Just as Americans are feeling tender and protective about the natural environment, I think we're feeling tender and protective about the neighborhood life and the downtown life that once were taken for granted. And the great romance of the city, from Baudelaire through Carol Reed, is not a romance that we can repose in. It has some of the feeling of a wounded thing as well as a very powerful thing.
What was your childhood like?
I grew up in a town--Long Branch, New Jersey--that had a very strong historical fabric going back to the 19th century. My family had been in the town for generations. My grandfather had been a well-known bootlegger and now he had a bar across the street from the police station and town hall. My other grandfather washed the windows in many of the stores. So, though you'd have to call them working-class figures in many ways, they were important figures in the town, as was my father.
My father and mother graduated from Long Branch High, as I did, my brother and sister did, and our cousins did.
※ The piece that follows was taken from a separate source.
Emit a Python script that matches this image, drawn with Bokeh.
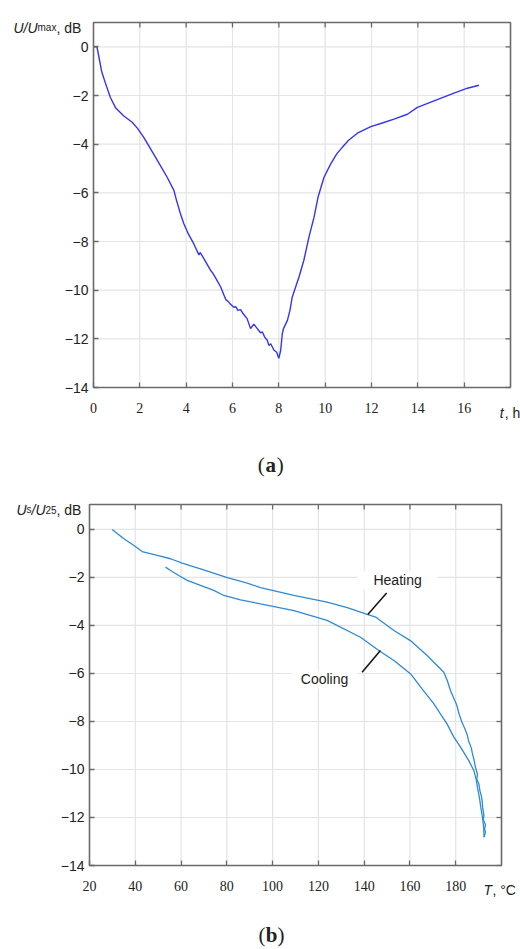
import math
from bokeh.plotting import figure
from bokeh.models import Range1d, FixedTicker, Label, LinearAxis
from bokeh.core.properties import value
from bokeh.embed import file_html
from bokeh.resources import INLINE

# ---------------- data: chart (a) ----------------
t_hours = [0, 0.15, 0.25, 0.35, 0.5, 0.73, 0.95, 1.31, 1.67, 1.9, 2.17, 2.68, 3.18, 3.47, 3.59,
           3.75, 3.9, 4.1, 4.33, 4.55, 4.6, 4.7, 5.05, 5.15, 5.3, 5.49, 5.63, 5.72, 5.8, 5.92,
           6.06, 6.15, 6.23, 6.35, 6.46, 6.63, 6.78, 6.92, 7.07, 7.21, 7.29, 7.39, 7.5, 7.57,
           7.65, 7.79, 7.9, 8.0, 8.08, 8.15, 8.2, 8.37, 8.48, 8.58, 8.87, 9.08, 9.3, 9.52, 9.7,
           9.95, 10.24, 10.5, 10.74, 11.0, 11.39, 11.97, 12.5, 12.97, 13.55, 13.98, 14.7, 15.56,
           16.14, 16.64]
u_db = [0, 0, -0.5, -1.0, -1.45, -2.08, -2.5, -2.84, -3.1, -3.35, -3.72, -4.54, -5.36, -5.9, -6.33,
        -6.85, -7.27, -7.7, -8.1, -8.55, -8.45, -8.6, -9.18, -9.3, -9.55, -9.87, -10.2, -10.4, -10.45, -10.58,
        -10.7, -10.68, -10.83, -10.8, -10.97, -11.17, -11.58, -11.4, -11.58, -11.75, -11.72, -11.93, -12.06, -12.27,
        -12.2, -12.47, -12.54, -12.8, -12.47, -11.79, -11.58, -11.24, -10.83, -10.28, -9.46, -8.77, -7.82, -7.0, -6.15,
        -5.36, -4.81, -4.4, -4.13, -3.85, -3.55, -3.28, -3.12, -2.97, -2.77, -2.49, -2.22, -1.9,
        -1.7, -1.58]

a_x_ticks = [0, 2, 4, 6, 8, 10, 12, 14, 16]
a_x_grid = [2, 4, 6, 8, 10, 12, 14, 16]
a_y_ticks = [0, -2, -4, -6, -8, -10, -12, -14]
a_xlim = (0, 18)
a_ylim = (-14, 1)

# ---------------- data: chart (b) ----------------
heat_T = [29.9, 35, 39.4, 43, 49.6, 55.4, 60.5, 68.5, 80.2, 88.9, 94.7, 109.3, 123.8, 132.6, 141.3,
          145, 153, 160.2, 167.5, 174.8, 176.3, 177.7, 179, 180.4, 181.5, 182.6, 184, 185, 185.6,
          186.8, 187.2, 188.0, 188.6, 189.5, 189.2, 190.1, 190.6, 191.2, 191.6, 191.8, 192.3, 192.1,
          193, 192.6, 193, 192.4]
heat_db = [0, -0.39, -0.67, -0.92, -1.08, -1.22, -1.4, -1.64, -2.01, -2.24, -2.42, -2.75, -3.03, -3.26, -3.54,
           -3.65, -4.21, -4.63, -5.25, -5.95, -6.29, -6.71, -7.0, -7.3, -7.7, -8.0, -8.3, -8.55, -8.8,
           -9.1, -9.3, -9.6, -9.9, -10.2, -10.4, -10.6, -10.9, -11.1, -11.35, -11.6, -11.9, -12.1,
           -12.3, -12.5, -12.6, -12.82]
cool_T = [53.2, 55.4, 59, 62.7, 68.5, 74.3, 78.7, 86, 94.7, 109.3, 123.8, 138.4, 146.4, 153, 160.2,
          165.3, 170.4, 173.3, 176.2, 179.2, 182.1, 185.7, 187.9, 188.9, 189.6, 190.4, 191.0, 191.7,
          192.2, 192.4]
cool_db = [-1.57, -1.71, -1.92, -2.12, -2.33, -2.54, -2.75, -2.93, -3.1, -3.38, -3.79, -4.49, -5.04, -5.46, -6.01,
           -6.64, -7.26, -7.68, -8.1, -8.65, -9.07, -9.63, -10.04, -10.4, -10.8, -11.2, -11.6, -12.0,
           -12.4, -12.82]

b_x_ticks = [20, 40, 60, 80, 100, 120, 140, 160, 180]
b_x_grid = [40, 60, 80, 100, 120, 140, 160, 180]
b_y_ticks = [0, -2, -4, -6, -8, -10, -12, -14]
b_xlim = (20, 200)
b_ylim = (-14, 1.04)

note_text = ["Heating", "Cooling"]
note_x = [154.6, 122.7]
note_y = [-2.12, -6.25]
note_box_w = [80, 66]
lead_x0 = [149.8, 139.1]
lead_y0 = [-2.65, -5.95]
lead_x1 = [141.6, 147.1]
lead_y1 = [-3.54, -5.04]

FRAME = "#6a6a6a"
GRID = "#e4e4e4"
INK = "#222222"
SANS = "Liberation Sans"
SERIF = "Liberation Serif"


def minus(v):
    return ("\u2212" + str(abs(v))) if v < 0 else str(v)


def make_fig(width, height, box, xlim, ylim, xt, yt, xgrid):
    """box = pixel edges (left, top, right, bottom) of the plot box inside the canvas."""
    l, t, r, b = box
    ppx = (r - l) / (xlim[1] - xlim[0])
    ppy = (b - t) / (ylim[1] - ylim[0])
    p = figure(width=width, height=height, output_backend="svg", toolbar_location=None,
               x_range=Range1d(xlim[0] - l / ppx, xlim[1] + (width - r) / ppx),
               y_range=Range1d(ylim[0] - (height - b) / ppy, ylim[1] + t / ppy),
               x_axis_location=None, y_axis_location=None, min_border=0)
    p.outline_line_color = None
    p.background_fill_color = "white"
    p.border_fill_color = "white"
    for g in p.grid:
        g.visible = False
    # grid lines, limited to the plot box
    p.segment(xgrid, [ylim[0]] * len(xgrid), xgrid, [ylim[1]] * len(xgrid),
              line_color=GRID, line_width=1.2)
    p.segment([xlim[0]] * len(yt), yt, [xlim[1]] * len(yt), yt, line_color=GRID, line_width=1.2)
    # axes fixed on the box edges
    xa = LinearAxis(fixed_location=ylim[0], bounds=xlim, ticker=FixedTicker(ticks=xt),
                    major_label_overrides={v: str(v) for v in xt})
    ya = LinearAxis(fixed_location=xlim[0], bounds=ylim, ticker=FixedTicker(ticks=yt),
                    major_label_overrides={v: minus(v) for v in yt})
    for ax, font in ((xa, SERIF), (ya, SANS)):
        ax.axis_line_color = None
        ax.major_tick_in = 5
        ax.major_tick_out = 0
        ax.major_tick_line_color = FRAME
        ax.major_tick_line_width = 1.3
        ax.minor_tick_line_color = None
        ax.major_label_text_font = font
        ax.major_label_text_font_size = "14px"
        ax.major_label_text_color = INK
    xa.major_label_standoff = 15
    ya.major_label_standoff = 5
    p.add_layout(xa, "below")
    p.add_layout(ya, "left")
    # inward ticks on the top and right edges
    p.ray(xgrid, [ylim[1]] * len(xgrid), length=5, length_units="screen", angle=-math.pi / 2,
          line_color=FRAME, line_width=1.3)
    p.ray([xlim[1]] * len(yt), yt, length=5, length_units="screen", angle=math.pi,
          line_color=FRAME, line_width=1.3)
    return p


def draw_box(p, xlim, ylim):
    p.quad(left=[xlim[0]], right=[xlim[1]], bottom=[ylim[0]], top=[ylim[1]],
           fill_color=None, line_color=FRAME, line_width=1.6)


def txt(p, x, y, s, off=0, italic=False, size="14px", font=SANS, align="left",
        baseline="alphabetic", bold=False):
    st = "italic" if italic else ("bold" if bold else "normal")
    p.add_layout(Label(x=x, y=y, x_offset=off, text=s, text_font=font, text_font_size=size,
                       text_font_style=st, text_align=align, text_baseline=baseline,
                       text_color=INK))


# ---------------- figure (a) ----------------
pa = make_fig(520, 490, (93, 22, 510, 387), a_xlim, a_ylim, a_x_ticks, a_y_ticks, a_x_grid)
pa.line(t_hours, u_db, line_color="#3434f4", line_width=1.4)
draw_box(pa, a_xlim, a_ylim)

txt(pa, 0, 0.78, "U", off=-80, italic=True)
txt(pa, 0, 0.78, "/", off=-70, italic=True)
txt(pa, 0, 0.78, "U", off=-66, italic=True)
txt(pa, 0, 0.78, "max", off=-56, size="10px")
txt(pa, 0, 0.78, ", dB", off=-37)
txt(pa, 17.54, -15.05, "t", italic=True)
txt(pa, 17.54, -15.05, ", h", off=5)
txt(pa, 7.65, -17.18, "a", size="21px", font=SERIF, align="center", baseline="middle", bold=True)
txt(pa, 7.65, -17.18, "(", off=-6, size="21px", font=SERIF, align="right", baseline="middle")
txt(pa, 7.65, -17.18, ")", off=6, size="21px", font=SERIF, align="left", baseline="middle")

# ---------------- figure (b) ----------------
pb = make_fig(520, 459, (89, 14, 501, 375), b_xlim, b_ylim, b_x_ticks, b_y_ticks, b_x_grid)
pb.rect(note_x, note_y, width=note_box_w, height=18, width_units="screen", height_units="screen",
        fill_color="white", line_color=None)
pb.line(heat_T, heat_db, line_color="#2d8ad6", line_width=1.3)
pb.line(cool_T, cool_db, line_color="#2d8ad6", line_width=1.3)
draw_box(pb, b_xlim, b_ylim)
pb.segment(lead_x0, lead_y0, lead_x1, lead_y1, line_color="#111111", line_width=1.5)
pb.text(note_x, note_y, text=note_text, text_align="center", text_baseline="middle",
        text_font=value(SANS), text_font_size="14px", text_color=INK)

txt(pb, 20, 0.82, "U", off=-73, italic=True)
txt(pb, 20, 0.82, "s", off=-63, size="10px")
txt(pb, 20, 0.82, "/", off=-58, italic=True)
txt(pb, 20, 0.82, "U", off=-54, italic=True)
txt(pb, 20, 0.82, "25", off=-44, size="10px")
txt(pb, 20, 0.82, ", dB", off=-33)
txt(pb, 192.1, -15.04, "T", italic=True)
txt(pb, 192.1, -15.04, ", \u00b0C", off=9)
txt(pb, 99.5, -16.9, "b", size="21px", font=SERIF, align="center", baseline="middle", bold=True)
txt(pb, 99.5, -16.9, "(", off=-6, size="21px", font=SERIF, align="right", baseline="middle")
txt(pb, 99.5, -16.9, ")", off=6, size="21px", font=SERIF, align="left", baseline="middle")

open("out.html", "w").write(file_html([pa, pb], INLINE))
So I was aware of the historical context--both in the macro and in the micro sense. And I've often thought that my response to books like Faulkner's The Hamlet, Joyce's Ulysses, and One Hundred Years of Solitude [by Gabriel GarcÌa M·rquez] partly is determined by that sense of a town and community that self-consciously sees itself as solemn and grand.
Long Branch was a largely Italian town, and there was a beautiful, expansive Italian culture of food, music, and communal life. There was a new boardwalk and a racetrack--so that flash and glamour and money came down from New York. And I'm grateful for all those things.
Did anything happen to you early on that changed or deeply molded your life?
My parents were witty people. They had good taste in clothes. They were good dancers. They were prized, and sort of like impoverished royalty. My mother listened to the opera on Saturday mornings. They were very funny as well as very terrifying in their fights or crazy spells. For five or six years, I was an adored only child of parents who felt themselves to be visibly beautiful and exciting people. I was a part of that charm. I was encouraged to be right. And I'm grateful to them for that. I think it's good for people to be adored.